Free chuppachup to anyone who can read it to the end
posted by mattoxic at 6:59 PM on December 2, 2013


Bolt is the second most poisonous land snake in Australia, which makes him the third most poisonous snake in the world, did you know?
posted by turbid dahlia at 7:51 PM on December 2, 2013


From mattoxic's link:

ANDREW BOLT [to PM Tony Abbott]:

The attacks on you are astonishing. Have they forced you to change your media strategy, which until a week or two ago was to say little and let your deeds speak for themselves?


I can't stand to read any further, but can safely assume one of the upcoming questions will be "Your leadership seems to have the momentum of a runaway freight train. Why are you so popular?"
posted by UbuRoivas at 8:00 PM on December 2, 2013 [3 favorites]

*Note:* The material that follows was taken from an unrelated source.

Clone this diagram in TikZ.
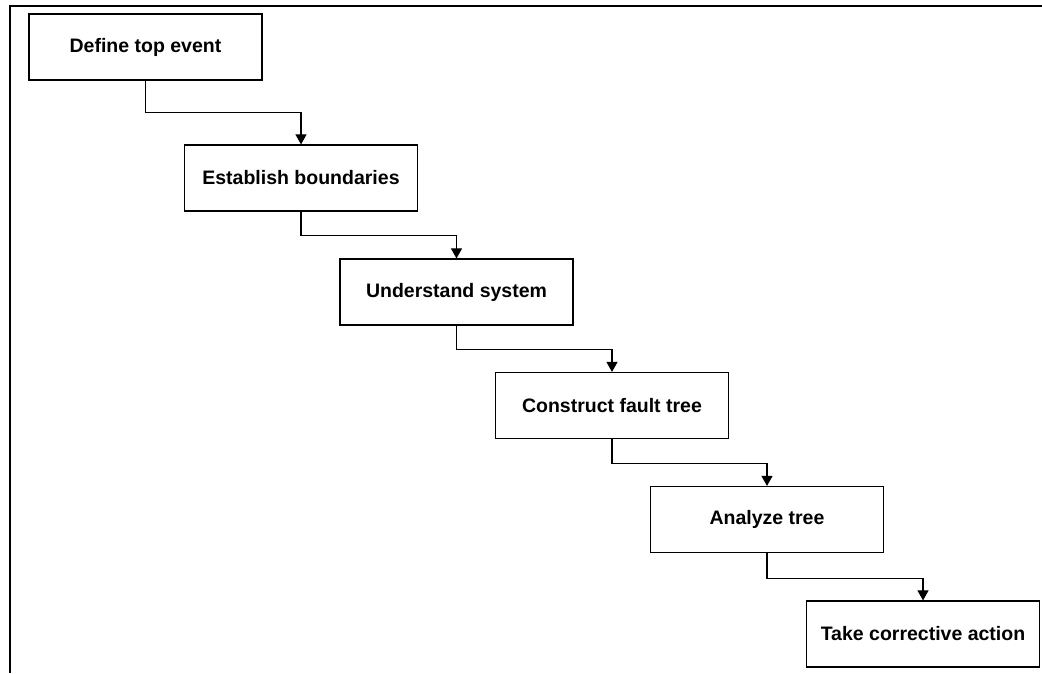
\documentclass[tikz,border=0pt]{standalone}
\usepackage{fontspec}
\setmainfont{Liberation Sans}
\usetikzlibrary{arrows.meta}
\begin{document}
\begin{tikzpicture}[x=1pt,y=-1pt,
  stepbox/.style={draw=black, line width=1.2pt, fill=white,
    minimum width=233pt, minimum height=66pt, inner sep=0pt,
    font=\fontsize{19.5pt}{22pt}\selectfont\bfseries},
  flow/.style={draw=black, line width=1.1pt,
    -{Triangle[width=11pt,length=10pt]}},
  frameline/.style={draw=black, line width=2pt}]
  \useasboundingbox (0,0) rectangle (1042,673);
  % open frame: top and left edges only
  \coordinate (fbl) at (10,673);
  \coordinate (ftl) at (10,6);
  \coordinate (ftr) at (1042,6);
  \draw[frameline] (fbl) -- (ftl) -- (ftr);
  % process steps
  \node[stepbox] (b1) at (145.5,47)  {Define top event};
  \node[stepbox] (b2) at (301,178)   {Establish boundaries};
  \node[stepbox] (b3) at (456.5,292) {Understand system};
  \node[stepbox] (b4) at (612,405.5) {Construct fault tree};
  \node[stepbox] (b5) at (767,519.5) {Analyze tree};
  \node[stepbox] (b6) at (923,634)   {Take corrective action};
  % stepped connectors
  \draw[flow] (b1.south) -- ++(0,32) -| (b2.north);
  \draw[flow] (b2.south) -- ++(0,24) -| (b3.north);
  \draw[flow] (b3.south) -- ++(0,24) -| (b4.north);
  \draw[flow] (b4.south) -- ++(0,24) -| (b5.north);
  \draw[flow] (b5.south) -- ++(0,25) -| (b6.north);
\end{tikzpicture}
\end{document}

Sources said there was strong support amongst Coalition MPs at the meeting for the criticism of the ABC and that one MP's interjection that former Liberal MP Sophie Mirabella be appointed managing director was warmly received

groan
posted by mattoxic at 9:06 PM on December 2, 2013


How daring. Who was that one interjecting MP? We need to get Cathy McGowan's campaign team over to that electorate quick smart. And by the way, what's happening with the Rudd induced by-election? The fossil will have to come out of his paternal office for Indigenous and women's affairs for that, and repeat those tricky policies we only think we heard. Awkward. Hockey will be cringing somewhere profusely sweating off his performance anxiety, rocking back and forth chanting 'Not by anybody' knowing full well it's only Abbott pulling at his short and curlies. Ha!
posted by de at 10:08 PM on December 2, 2013


Australia is set to become the first government to repeal laws that put a price on carbon

That couldn't possibly be right. Why, I've just heard Eric Abetz get up in the Senate and tell us all that this is an international trend!
posted by flabdablet at 10:32 PM on December 2, 2013


Here in Canada we are, many of us, trying to prevent similar construction of an infrastructure that would flood the global market in bitumen that, if extracted and consumed, and especially if consumed along side all the coal Canada and Australia and others mine and export, will lead to a future in which I truly do worry about my kids and the kids of the 7 billion others who aren't always able to post on Metafilter.

Assuming you mean the Alberta Tar Sands, your chances of ending that are slim. And, sadly, the most obvious wat is development of shale oil, which will drive down the price of oil, and shale the tar sands uneconomic. Which requires more fraccing.